Beginning with the line that contains "Emit a web page", retype the entries below exactly, ending with the line that contains "c1[37] = 11.2;". Leave out any pictures.

--- start of Stored data ---

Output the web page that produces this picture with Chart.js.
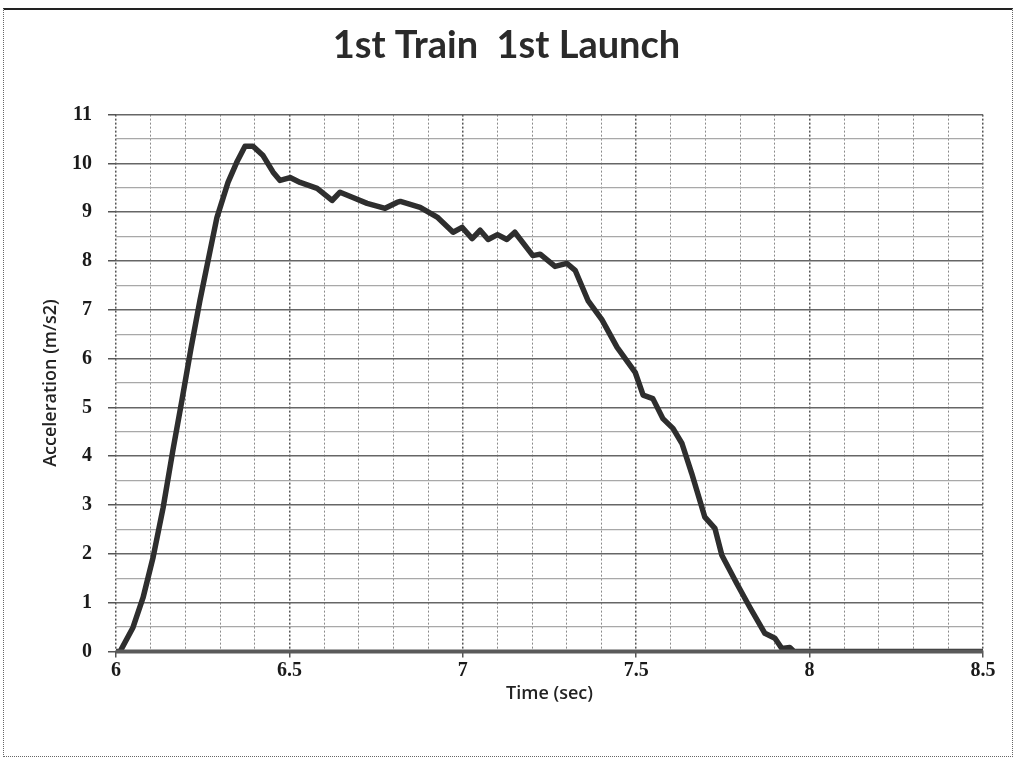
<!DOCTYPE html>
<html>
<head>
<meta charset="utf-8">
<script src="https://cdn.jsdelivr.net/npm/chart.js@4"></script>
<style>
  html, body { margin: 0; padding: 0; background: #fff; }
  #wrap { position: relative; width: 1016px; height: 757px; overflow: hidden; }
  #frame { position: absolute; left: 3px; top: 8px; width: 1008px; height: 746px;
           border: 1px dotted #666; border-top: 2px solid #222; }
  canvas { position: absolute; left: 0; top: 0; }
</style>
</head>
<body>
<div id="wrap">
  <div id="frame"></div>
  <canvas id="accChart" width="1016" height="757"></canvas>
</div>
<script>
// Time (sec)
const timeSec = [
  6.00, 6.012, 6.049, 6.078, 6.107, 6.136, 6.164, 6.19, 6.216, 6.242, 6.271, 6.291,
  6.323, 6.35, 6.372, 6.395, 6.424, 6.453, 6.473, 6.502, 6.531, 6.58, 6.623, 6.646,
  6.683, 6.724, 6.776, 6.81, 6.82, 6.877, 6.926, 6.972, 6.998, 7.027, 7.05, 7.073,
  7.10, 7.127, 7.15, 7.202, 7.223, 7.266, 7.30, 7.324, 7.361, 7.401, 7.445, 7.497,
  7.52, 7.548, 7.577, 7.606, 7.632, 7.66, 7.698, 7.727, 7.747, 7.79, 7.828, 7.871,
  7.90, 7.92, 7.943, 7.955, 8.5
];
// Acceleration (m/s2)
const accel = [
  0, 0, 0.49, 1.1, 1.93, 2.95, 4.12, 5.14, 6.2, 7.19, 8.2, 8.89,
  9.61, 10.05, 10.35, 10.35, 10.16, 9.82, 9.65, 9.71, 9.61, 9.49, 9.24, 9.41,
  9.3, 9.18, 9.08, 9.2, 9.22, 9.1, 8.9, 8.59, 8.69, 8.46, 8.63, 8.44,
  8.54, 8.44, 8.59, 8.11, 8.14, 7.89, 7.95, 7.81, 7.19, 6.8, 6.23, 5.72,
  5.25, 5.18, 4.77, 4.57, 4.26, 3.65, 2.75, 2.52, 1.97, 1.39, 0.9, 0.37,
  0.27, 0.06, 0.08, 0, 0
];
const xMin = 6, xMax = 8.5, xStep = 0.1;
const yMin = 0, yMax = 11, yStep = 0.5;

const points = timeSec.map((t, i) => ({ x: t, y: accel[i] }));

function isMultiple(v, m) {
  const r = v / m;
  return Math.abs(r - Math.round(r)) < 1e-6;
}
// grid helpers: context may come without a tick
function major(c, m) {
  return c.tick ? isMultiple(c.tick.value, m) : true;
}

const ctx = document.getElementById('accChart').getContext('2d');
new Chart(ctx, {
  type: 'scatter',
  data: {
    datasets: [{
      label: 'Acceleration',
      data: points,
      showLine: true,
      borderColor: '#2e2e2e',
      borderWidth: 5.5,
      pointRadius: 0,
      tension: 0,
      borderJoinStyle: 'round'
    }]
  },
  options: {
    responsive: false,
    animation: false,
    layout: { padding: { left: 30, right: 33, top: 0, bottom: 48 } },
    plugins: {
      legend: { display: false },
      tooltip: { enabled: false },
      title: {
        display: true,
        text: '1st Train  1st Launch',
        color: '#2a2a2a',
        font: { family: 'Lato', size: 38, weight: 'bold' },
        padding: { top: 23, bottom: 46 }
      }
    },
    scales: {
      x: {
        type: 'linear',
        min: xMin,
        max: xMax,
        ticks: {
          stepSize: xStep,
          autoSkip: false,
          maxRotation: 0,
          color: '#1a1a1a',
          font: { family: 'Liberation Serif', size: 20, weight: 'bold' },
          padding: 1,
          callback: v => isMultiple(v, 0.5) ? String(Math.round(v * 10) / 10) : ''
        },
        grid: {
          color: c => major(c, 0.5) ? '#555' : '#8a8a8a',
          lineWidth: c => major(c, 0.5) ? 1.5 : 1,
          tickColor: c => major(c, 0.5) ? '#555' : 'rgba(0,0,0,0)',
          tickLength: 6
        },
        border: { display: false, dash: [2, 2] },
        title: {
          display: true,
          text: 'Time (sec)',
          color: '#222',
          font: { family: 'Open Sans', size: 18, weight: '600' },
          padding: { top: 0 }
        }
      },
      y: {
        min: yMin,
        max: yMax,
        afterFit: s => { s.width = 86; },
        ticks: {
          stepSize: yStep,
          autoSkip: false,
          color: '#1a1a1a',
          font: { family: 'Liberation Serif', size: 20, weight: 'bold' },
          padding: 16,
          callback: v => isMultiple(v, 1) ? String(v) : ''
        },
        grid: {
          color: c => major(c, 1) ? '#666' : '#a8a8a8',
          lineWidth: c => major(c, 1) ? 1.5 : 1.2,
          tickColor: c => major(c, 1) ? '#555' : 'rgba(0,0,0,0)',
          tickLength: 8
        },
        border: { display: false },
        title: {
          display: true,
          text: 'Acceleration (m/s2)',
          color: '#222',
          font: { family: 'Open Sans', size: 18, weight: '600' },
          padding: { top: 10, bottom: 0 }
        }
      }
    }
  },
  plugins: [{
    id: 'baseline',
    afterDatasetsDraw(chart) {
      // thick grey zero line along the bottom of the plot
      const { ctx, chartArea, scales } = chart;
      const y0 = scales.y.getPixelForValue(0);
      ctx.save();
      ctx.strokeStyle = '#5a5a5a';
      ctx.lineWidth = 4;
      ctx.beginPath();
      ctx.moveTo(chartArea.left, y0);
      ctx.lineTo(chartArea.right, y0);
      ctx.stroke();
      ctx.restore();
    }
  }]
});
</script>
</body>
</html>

--- end of Stored data ---
--- start of Stored data ---

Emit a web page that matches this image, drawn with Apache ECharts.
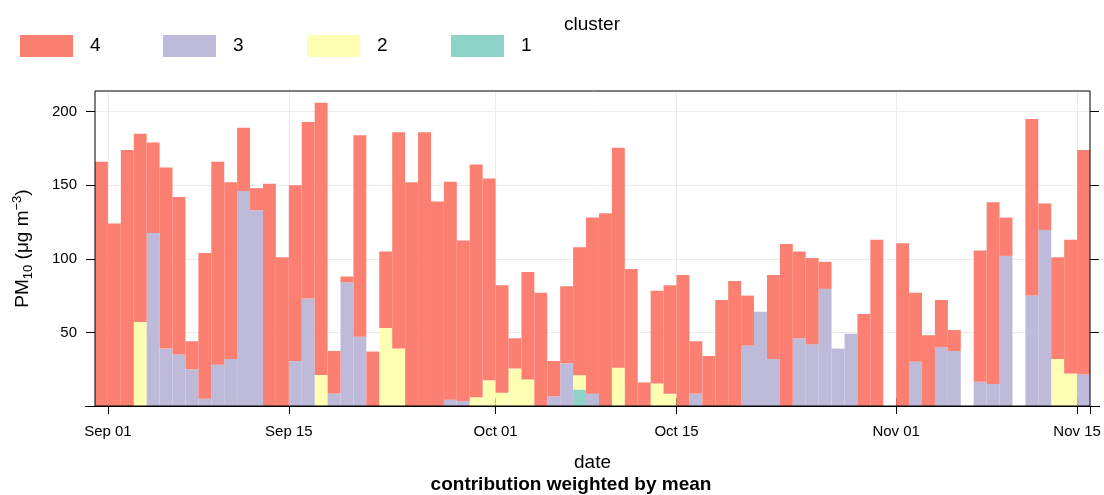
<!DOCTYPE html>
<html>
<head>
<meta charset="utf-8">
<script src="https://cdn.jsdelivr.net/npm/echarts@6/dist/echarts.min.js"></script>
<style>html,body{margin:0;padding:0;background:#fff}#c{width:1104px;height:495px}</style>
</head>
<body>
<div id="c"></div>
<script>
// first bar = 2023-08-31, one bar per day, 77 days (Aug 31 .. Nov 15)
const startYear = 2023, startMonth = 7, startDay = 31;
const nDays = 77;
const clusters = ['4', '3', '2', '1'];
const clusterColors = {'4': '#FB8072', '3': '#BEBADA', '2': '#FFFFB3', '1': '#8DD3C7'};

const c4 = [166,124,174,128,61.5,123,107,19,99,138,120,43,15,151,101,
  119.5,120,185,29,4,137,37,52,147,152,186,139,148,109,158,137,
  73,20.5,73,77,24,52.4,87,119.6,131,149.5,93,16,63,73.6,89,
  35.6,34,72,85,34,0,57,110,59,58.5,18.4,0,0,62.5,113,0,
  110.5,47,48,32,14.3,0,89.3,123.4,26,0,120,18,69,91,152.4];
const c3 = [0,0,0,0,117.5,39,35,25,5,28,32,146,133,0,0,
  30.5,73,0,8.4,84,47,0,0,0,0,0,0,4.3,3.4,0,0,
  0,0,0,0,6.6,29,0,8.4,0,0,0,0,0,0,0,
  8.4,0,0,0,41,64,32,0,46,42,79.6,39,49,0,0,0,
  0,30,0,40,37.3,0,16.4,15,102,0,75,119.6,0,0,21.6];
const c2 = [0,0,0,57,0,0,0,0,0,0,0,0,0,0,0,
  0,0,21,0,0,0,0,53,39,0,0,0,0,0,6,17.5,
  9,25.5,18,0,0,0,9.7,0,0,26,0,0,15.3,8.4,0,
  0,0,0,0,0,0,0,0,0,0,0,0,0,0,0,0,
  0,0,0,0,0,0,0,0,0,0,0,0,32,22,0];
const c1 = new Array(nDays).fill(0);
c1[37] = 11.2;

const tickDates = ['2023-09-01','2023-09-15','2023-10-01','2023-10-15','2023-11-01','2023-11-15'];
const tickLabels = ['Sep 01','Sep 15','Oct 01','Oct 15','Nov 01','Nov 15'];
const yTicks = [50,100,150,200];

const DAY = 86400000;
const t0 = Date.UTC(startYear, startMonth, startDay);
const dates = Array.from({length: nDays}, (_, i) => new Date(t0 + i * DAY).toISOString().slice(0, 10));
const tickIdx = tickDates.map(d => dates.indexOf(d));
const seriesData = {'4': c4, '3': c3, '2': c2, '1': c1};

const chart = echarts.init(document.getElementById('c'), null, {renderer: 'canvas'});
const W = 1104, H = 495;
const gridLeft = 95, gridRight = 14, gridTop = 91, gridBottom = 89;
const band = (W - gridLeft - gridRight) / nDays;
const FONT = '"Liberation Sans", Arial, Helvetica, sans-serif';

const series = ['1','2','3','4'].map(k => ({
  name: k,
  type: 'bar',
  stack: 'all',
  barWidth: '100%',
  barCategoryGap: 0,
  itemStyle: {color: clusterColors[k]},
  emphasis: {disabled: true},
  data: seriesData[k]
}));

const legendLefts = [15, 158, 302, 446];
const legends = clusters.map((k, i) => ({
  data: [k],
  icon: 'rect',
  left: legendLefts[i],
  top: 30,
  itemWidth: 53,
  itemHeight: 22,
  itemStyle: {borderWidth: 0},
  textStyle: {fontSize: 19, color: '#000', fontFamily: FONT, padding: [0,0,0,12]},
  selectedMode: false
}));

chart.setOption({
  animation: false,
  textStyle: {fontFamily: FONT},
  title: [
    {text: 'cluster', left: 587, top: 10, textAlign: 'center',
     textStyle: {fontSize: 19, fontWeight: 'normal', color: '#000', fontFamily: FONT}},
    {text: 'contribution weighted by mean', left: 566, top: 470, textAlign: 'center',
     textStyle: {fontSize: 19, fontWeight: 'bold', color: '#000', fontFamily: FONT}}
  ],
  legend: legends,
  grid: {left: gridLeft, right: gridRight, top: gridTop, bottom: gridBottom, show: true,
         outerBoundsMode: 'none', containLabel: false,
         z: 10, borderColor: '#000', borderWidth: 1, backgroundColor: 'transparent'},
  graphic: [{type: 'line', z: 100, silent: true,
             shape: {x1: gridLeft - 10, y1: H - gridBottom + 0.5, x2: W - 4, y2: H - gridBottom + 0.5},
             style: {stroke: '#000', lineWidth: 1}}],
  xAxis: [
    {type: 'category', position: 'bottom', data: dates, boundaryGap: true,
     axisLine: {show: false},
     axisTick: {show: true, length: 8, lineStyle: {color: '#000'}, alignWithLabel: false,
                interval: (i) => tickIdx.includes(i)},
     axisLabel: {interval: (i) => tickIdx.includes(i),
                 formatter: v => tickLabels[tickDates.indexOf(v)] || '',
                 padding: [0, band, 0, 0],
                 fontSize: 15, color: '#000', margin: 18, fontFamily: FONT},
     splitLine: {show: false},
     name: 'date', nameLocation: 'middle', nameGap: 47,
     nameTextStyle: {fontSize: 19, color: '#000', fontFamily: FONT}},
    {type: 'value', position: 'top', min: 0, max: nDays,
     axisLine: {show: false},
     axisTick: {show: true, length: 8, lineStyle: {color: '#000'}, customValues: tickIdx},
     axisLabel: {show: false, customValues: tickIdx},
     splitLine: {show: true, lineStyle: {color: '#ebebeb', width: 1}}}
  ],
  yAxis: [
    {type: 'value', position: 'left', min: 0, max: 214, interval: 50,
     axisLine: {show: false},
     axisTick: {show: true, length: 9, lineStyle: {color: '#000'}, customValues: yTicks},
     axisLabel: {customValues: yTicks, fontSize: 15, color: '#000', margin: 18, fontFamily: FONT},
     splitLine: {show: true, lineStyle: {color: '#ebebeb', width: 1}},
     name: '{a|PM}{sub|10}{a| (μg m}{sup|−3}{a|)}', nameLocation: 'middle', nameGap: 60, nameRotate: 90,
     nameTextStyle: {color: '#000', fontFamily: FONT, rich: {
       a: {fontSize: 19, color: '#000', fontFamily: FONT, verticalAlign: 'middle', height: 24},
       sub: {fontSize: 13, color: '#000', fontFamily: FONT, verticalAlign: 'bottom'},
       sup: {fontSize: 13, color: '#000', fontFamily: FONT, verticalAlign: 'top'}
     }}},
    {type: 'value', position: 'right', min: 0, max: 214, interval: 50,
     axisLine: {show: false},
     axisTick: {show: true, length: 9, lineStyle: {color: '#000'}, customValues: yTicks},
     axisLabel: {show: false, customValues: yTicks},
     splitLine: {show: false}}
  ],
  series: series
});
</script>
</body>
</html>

--- end of Stored data ---
--- start of Stored data ---

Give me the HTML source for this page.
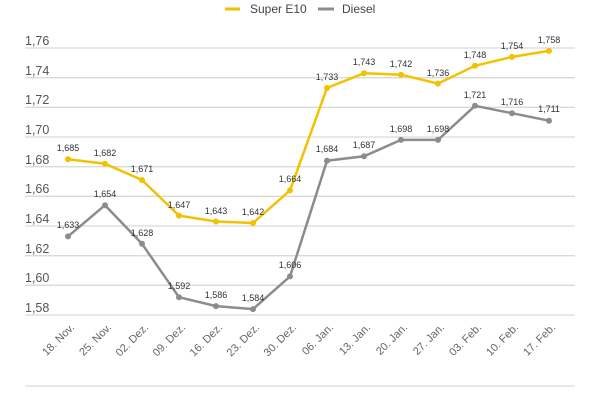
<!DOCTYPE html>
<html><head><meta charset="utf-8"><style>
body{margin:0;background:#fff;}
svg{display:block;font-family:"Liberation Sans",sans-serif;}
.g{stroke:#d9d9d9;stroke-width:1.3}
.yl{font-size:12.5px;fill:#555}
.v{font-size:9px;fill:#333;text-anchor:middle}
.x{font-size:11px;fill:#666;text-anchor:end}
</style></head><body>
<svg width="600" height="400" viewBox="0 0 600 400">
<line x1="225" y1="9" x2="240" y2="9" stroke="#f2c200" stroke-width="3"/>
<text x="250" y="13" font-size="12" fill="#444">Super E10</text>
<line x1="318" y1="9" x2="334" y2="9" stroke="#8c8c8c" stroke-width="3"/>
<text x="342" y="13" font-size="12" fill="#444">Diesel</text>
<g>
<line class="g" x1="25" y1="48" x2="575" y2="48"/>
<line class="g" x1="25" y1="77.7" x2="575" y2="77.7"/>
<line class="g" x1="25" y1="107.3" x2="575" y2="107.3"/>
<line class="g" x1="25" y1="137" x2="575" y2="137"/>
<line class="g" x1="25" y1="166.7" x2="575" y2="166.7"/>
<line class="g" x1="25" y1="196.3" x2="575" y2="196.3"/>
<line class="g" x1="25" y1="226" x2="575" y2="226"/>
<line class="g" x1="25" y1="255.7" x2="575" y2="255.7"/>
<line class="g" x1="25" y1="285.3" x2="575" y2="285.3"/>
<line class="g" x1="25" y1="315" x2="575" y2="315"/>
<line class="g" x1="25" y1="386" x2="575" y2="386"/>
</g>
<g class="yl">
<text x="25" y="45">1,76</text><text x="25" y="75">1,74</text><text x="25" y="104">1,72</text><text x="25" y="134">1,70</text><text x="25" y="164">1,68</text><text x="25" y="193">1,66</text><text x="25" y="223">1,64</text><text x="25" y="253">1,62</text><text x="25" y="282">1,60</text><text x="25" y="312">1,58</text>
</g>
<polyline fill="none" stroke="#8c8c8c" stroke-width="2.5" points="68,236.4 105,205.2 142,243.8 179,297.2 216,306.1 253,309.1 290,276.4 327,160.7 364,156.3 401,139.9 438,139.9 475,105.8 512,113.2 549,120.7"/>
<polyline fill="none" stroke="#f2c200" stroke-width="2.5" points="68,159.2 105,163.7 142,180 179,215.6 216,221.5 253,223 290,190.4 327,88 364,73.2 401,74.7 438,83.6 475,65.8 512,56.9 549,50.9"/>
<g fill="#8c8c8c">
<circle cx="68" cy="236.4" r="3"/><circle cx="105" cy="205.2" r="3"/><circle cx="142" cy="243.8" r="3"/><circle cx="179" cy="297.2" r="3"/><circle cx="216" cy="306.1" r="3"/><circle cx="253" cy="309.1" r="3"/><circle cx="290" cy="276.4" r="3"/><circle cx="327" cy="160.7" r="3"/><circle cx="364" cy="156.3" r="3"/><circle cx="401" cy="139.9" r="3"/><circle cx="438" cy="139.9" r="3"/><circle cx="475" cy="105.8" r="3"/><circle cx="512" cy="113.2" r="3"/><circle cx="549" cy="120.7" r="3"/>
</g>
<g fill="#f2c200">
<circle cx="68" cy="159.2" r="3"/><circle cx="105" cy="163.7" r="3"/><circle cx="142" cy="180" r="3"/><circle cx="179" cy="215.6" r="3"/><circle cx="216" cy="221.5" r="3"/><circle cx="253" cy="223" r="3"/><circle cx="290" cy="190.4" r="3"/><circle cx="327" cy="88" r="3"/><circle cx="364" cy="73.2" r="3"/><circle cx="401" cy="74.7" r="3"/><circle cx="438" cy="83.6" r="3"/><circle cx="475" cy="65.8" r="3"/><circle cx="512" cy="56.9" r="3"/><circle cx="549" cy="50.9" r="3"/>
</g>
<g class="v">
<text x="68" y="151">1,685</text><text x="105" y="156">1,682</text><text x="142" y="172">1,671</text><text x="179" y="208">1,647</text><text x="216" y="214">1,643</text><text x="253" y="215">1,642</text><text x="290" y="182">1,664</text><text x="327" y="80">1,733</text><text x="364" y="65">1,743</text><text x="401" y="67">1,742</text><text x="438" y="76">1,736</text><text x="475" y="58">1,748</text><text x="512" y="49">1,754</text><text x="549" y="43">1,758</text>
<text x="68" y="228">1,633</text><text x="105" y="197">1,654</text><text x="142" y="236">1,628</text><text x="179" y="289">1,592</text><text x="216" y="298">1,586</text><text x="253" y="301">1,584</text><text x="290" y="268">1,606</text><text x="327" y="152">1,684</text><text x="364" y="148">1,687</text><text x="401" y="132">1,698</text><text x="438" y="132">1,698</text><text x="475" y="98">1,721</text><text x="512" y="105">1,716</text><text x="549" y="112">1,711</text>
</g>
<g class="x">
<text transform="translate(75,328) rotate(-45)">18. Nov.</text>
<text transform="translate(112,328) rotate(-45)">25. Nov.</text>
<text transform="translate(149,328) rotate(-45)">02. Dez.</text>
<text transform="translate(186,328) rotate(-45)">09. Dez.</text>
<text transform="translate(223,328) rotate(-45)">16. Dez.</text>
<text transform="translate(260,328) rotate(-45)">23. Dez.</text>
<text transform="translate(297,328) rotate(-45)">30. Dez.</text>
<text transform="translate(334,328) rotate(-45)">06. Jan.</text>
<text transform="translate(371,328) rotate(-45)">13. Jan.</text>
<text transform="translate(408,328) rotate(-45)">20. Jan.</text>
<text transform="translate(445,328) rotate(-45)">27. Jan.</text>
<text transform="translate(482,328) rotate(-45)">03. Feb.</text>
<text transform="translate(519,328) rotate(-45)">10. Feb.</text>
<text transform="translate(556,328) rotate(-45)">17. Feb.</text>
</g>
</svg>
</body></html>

--- end of Stored data ---

Answer in full:
Emit a web page that matches this image, drawn with Apache ECharts.
<!DOCTYPE html>
<html>
<head>
<meta charset="utf-8">
<script src="https://cdn.jsdelivr.net/npm/echarts@6/dist/echarts.min.js"></script>
<style>html,body{margin:0;padding:0;background:#fff}#c{width:1104px;height:495px}</style>
</head>
<body>
<div id="c"></div>
<script>
// first bar = 2023-08-31, one bar per day, 77 days (Aug 31 .. Nov 15)
const startYear = 2023, startMonth = 7, startDay = 31;
const nDays = 77;
const clusters = ['4', '3', '2', '1'];
const clusterColors = {'4': '#FB8072', '3': '#BEBADA', '2': '#FFFFB3', '1': '#8DD3C7'};

const c4 = [166,124,174,128,61.5,123,107,19,99,138,120,43,15,151,101,
  119.5,120,185,29,4,137,37,52,147,152,186,139,148,109,158,137,
  73,20.5,73,77,24,52.4,87,119.6,131,149.5,93,16,63,73.6,89,
  35.6,34,72,85,34,0,57,110,59,58.5,18.4,0,0,62.5,113,0,
  110.5,47,48,32,14.3,0,89.3,123.4,26,0,120,18,69,91,152.4];
const c3 = [0,0,0,0,117.5,39,35,25,5,28,32,146,133,0,0,
  30.5,73,0,8.4,84,47,0,0,0,0,0,0,4.3,3.4,0,0,
  0,0,0,0,6.6,29,0,8.4,0,0,0,0,0,0,0,
  8.4,0,0,0,41,64,32,0,46,42,79.6,39,49,0,0,0,
  0,30,0,40,37.3,0,16.4,15,102,0,75,119.6,0,0,21.6];
const c2 = [0,0,0,57,0,0,0,0,0,0,0,0,0,0,0,
  0,0,21,0,0,0,0,53,39,0,0,0,0,0,6,17.5,
  9,25.5,18,0,0,0,9.7,0,0,26,0,0,15.3,8.4,0,
  0,0,0,0,0,0,0,0,0,0,0,0,0,0,0,0,
  0,0,0,0,0,0,0,0,0,0,0,0,32,22,0];
const c1 = new Array(nDays).fill(0);
c1[37] = 11.2;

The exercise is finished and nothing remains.